Click Alignment results to view the alignment of the individual isotigs that was generated in the assembly process.

Select one isotig and select a position in the alignment. Try to find a region where the reads are not agreeing. These are marked yellow. The selected column should should change color so that the base/bases turn white on blue background.

Press the Flowgrams tab on top to view the flowgrams of the selected region. You will see the flowgram of one of the sequences and can change which read is displayed by changing the Read Name in the left window. A small green triangle in the flowgram indicates the base you previously selected. The top flowgram indicates the consensus sequence and the bottom flowgram shows the currently selected read. Hover over the flowgrams and see the information flow and count in the box to the left. Can you see any evidence of homopolymer problems in the sequence?

Close the graphical interface by clicking exit and select yes when asked whether to save the project.

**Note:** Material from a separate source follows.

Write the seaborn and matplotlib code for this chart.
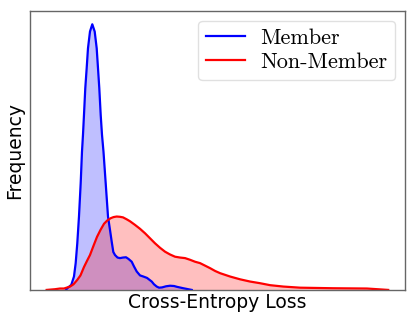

exercise 3: running Newbler in command line

A graphical interface is useful, but for routine analysis it is more convenient to run the analyses from the command line. This is also possible for Newbler. Run the following commands:

runAssembly -o testproject2 -cdna 454transcriptome.sff

cd testproject2

ls

Newbler will generate a directory called testproject2 and put the result files here. You can view the files with less. This will generate the same files as were previously generated by the graphical interface.